Thursday, September 23, 2021

The Ministry for the Future

 "The days grew short, the air chill. The leaves on the lindens turned yellow and the west wind swept them away." - Kim Stanley Robinson, The Ministry for the Future

I started Kim Stanley Robinson's powerful novel, The Ministry for the Future, at the beginning of summer when Colorado baked under a heat wave. At the time, the Pacific Northwest was suffering under a heat dome and millions of shellfish were boiled alive in their shallow-water habitat. The opening scene of the novel describes millions of people dying in a terrible heat wave in India, and the conjunction with reality was too much for me; I had to put the book down. It lay untouched on my bedside table - mutely chastising me - until the cooler evenings of late August allowed me to push past memories of stifling heat and resume reading.

If you're interested in looking closely at the climate crisis and potential solutions, I highly recommend the book, which left me on a hopeful note despite hundreds of pages dealing with the obstacles confronting humanity. Among those - bankers, the wealthy, fossil fuel companies, intransigent governments, etc, that we see in action every day. Though a work of fiction, the book is well-researched and Robinson's perspectives on economics, science, diplomacy and human nature continually resonated with me as true to both our current and prospective situations.

Who knows what great invention, positive social trend or technological advance lies right around the corner?
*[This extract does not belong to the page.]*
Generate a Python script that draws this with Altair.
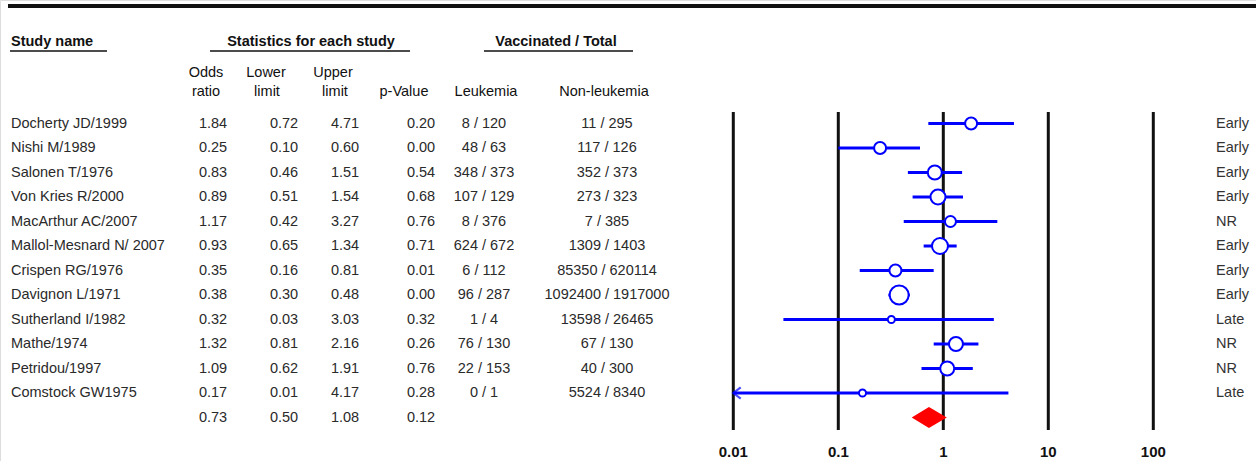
import altair as alt
import pandas as pd

# ---------------- data ----------------
studies = ["Docherty JD/1999", "Nishi M/1989", "Salonen T/1976", "Von Kries R/2000",
           "MacArthur AC/2007", "Mallol-Mesnard N/ 2007", "Crispen RG/1976",
           "Davignon L/1971", "Sutherland I/1982", "Mathe/1974", "Petridou/1997",
           "Comstock GW1975"]
odds_ratio = [1.84, 0.25, 0.83, 0.89, 1.17, 0.93, 0.35, 0.38, 0.32, 1.32, 1.09, 0.17]
lower_limit = [0.72, 0.10, 0.46, 0.51, 0.42, 0.65, 0.16, 0.30, 0.03, 0.81, 0.62, 0.01]
upper_limit = [4.71, 0.60, 1.51, 1.54, 3.27, 1.34, 0.81, 0.48, 3.03, 2.16, 1.91, 4.17]
p_value = [0.20, 0.00, 0.54, 0.68, 0.76, 0.71, 0.01, 0.00, 0.32, 0.26, 0.76, 0.28]
leukemia = ["8 / 120", "48 / 63", "348 / 373", "107 / 129", "8 / 376", "624 / 672",
            "6 / 112", "96 / 287", "1 / 4", "76 / 130", "22 / 153", "0 / 1"]
non_leukemia = ["11 / 295", "117 / 126", "352 / 373", "273 / 323", "7 / 385",
                "1309 / 1403", "85350 / 620114", "1092400 / 1917000", "13598 / 26465",
                "67 / 130", "40 / 300", "5524 / 8340"]
timing = ["Early", "Early", "Early", "Early", "NR", "Early", "Early", "Early",
          "Late", "NR", "NR", "Late"]
# relative study weights (%)
weight_pct = [6.9, 6.9, 9.4, 10.8, 5.8, 12.3, 6.9, 17.3, 2.4, 9.4, 9.4, 2.4]

summary_or = 0.73
summary_lower = 0.50
summary_upper = 1.08
summary_p = 0.12

tick_values = [0.01, 0.1, 1, 10, 100]
tick_labels = ["0.01", "0.1", "1", "10", "100"]

# ---------------- tables ----------------
n = len(studies)
df = pd.DataFrame({
    "row": list(range(n)),
    "study": studies,
    "or": odds_ratio,
    "lo": lower_limit,
    "hi": upper_limit,
    "p": p_value,
    "leuk": leukemia,
    "nonleuk": non_leukemia,
    "timing": timing,
    "weight": weight_pct,
})
sum_df = pd.DataFrame({"row": [n], "or": [summary_or], "lo": [summary_lower],
                       "hi": [summary_upper], "p": [summary_p]})
half = 0.43
diamond_df = pd.DataFrame({
    "x": [summary_lower, summary_or, summary_upper],
    "y": [n, n - half, n],
    "y2": [n, n + half, n],
})
ticks_df = pd.DataFrame({"t": tick_values, "lab": tick_labels})
arrow_df = df[df["lo"] <= 0.01]

FONT = "Liberation Sans"
TXT = "#2a2a2a"
HDR = "#111111"
FS = 14.5
BLUE = "#0000ff"

xs = alt.Scale(type="log", domain=[0.01, 100], range=[733.3, 1153.3], nice=False)
ys = alt.Scale(domain=[0, n], range=[123.5, 417.5], nice=False, zero=False)
X = lambda f: alt.X(f, type="quantitative", scale=xs, axis=None)
Y = lambda f: alt.Y(f, type="quantitative", scale=ys, axis=None)

layers = []

# top thick rule
layers.append(alt.Chart(pd.DataFrame({"a": [0]})).mark_rule(color="#111111", strokeWidth=4).encode(
    x=alt.value(8), x2=alt.value(1256), y=alt.value(6)))


def header(text, x, y, align="center", bold=False):
    return alt.Chart(pd.DataFrame({"t": [text]})).mark_text(
        font=FONT, fontSize=FS, color=HDR, align=align, baseline="middle",
        fontWeight="bold" if bold else "normal").encode(
        x=alt.value(x), y=alt.value(y), text="t:N")


def underline(x1, x2, y):
    return alt.Chart(pd.DataFrame({"a": [0]})).mark_rule(color=HDR, strokeWidth=1.4).encode(
        x=alt.value(x1), x2=alt.value(x2), y=alt.value(y))


layers += [
    header("Study name", 11, 42, align="left", bold=True),
    header("Statistics for each study", 311, 42, bold=True),
    header("Vaccinated / Total", 556, 42, bold=True),
    underline(10, 107, 51), underline(210, 410, 51), underline(484, 633, 51),
    header("Odds", 206, 73), header("ratio", 206, 92),
    header("Lower", 266, 73), header("limit", 267, 92),
    header("Upper", 333, 73), header("limit", 335, 92),
    header("p-Value", 404, 92),
    header("Leukemia", 486, 92),
    header("Non-leukemia", 604, 92),
]


def col(data, field, x, align="center", fmt=None, color=TXT):
    kw = {"format": fmt} if fmt else {}
    return alt.Chart(data).mark_text(font=FONT, fontSize=FS, color=color, align=align,
                                     baseline="middle").encode(
        x=alt.value(x), y=Y("row"), text=alt.Text(field, **kw))


layers += [
    col(df, "study:N", 11, align="left"),
    col(df, "or:Q", 213, fmt=".2f"),
    col(df, "lo:Q", 284, fmt=".2f"),
    col(df, "hi:Q", 345, fmt=".2f"),
    col(df, "p:Q", 421, fmt=".2f"),
    col(df, "leuk:N", 484),
    col(df, "nonleuk:N", 607),
    col(sum_df, "or:Q", 213, fmt=".2f"),
    col(sum_df, "lo:Q", 284, fmt=".2f"),
    col(sum_df, "hi:Q", 345, fmt=".2f"),
    col(sum_df, "p:Q", 421, fmt=".2f"),
    col(df, "timing:N", 1216, align="left", color="#333333"),
]

# forest plot
layers.append(alt.Chart(ticks_df).mark_rule(color="#111111", strokeWidth=3).encode(
    x=X("t"), y=alt.value(112), y2=alt.value(430)))
layers.append(alt.Chart(ticks_df).mark_text(font=FONT, fontSize=15, fontWeight="bold",
                                            color="#111111", baseline="middle").encode(
    x=X("t"), y=alt.value(452), text="lab:N"))
layers.append(alt.Chart(df).mark_rule(color=BLUE, strokeWidth=3).encode(
    x=X("lo"), x2="hi:Q", y=Y("row")))
layers.append(alt.Chart(arrow_df).mark_point(
    shape="M1.3,-1L0,0L1.3,1", filled=False, color=BLUE, strokeWidth=2.2, size=130).encode(
    x=X("lo"), y=Y("row")))
layers.append(alt.Chart(df).mark_point(
    shape="circle", filled=True, fill="white", stroke=BLUE, strokeWidth=2, opacity=1).encode(
    x=X("or"), y=Y("row"),
    size=alt.Size("weight:Q", scale=alt.Scale(domain=[0, 17.3], range=[0, 361]), legend=None)))
layers.append(alt.Chart(diamond_df).mark_area(color="#ff0000", opacity=1).encode(
    x=X("x"), y=Y("y"), y2="y2:Q"))

chart = alt.layer(*layers).properties(
    width=1256, height=461, autosize=alt.AutoSizeParams(type="none"), padding=0
).configure_view(stroke=None).configure(background="white")

chart.save("out.html", embed_options={"renderer": "svg", "actions": False})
We must always hope, and work, and hope. Robinson writes of sailing ships that run on wind and solar, dirigibles and other air vessels that also run on renewables and replace jets and jet fuels. The protagonist sails from France to New York and takes rail from NYC to San Francisco. The world banks group together to  issued money in units of carbon saved, and across the world people's movements for a fair wage and fair taxes catch fire. These hope-filled ideas spring from the possibilities of today, which we can make real. In the book, as with anything, you have to struggle through the muck to get to daylight on the other side, and in this case the struggle is worth it.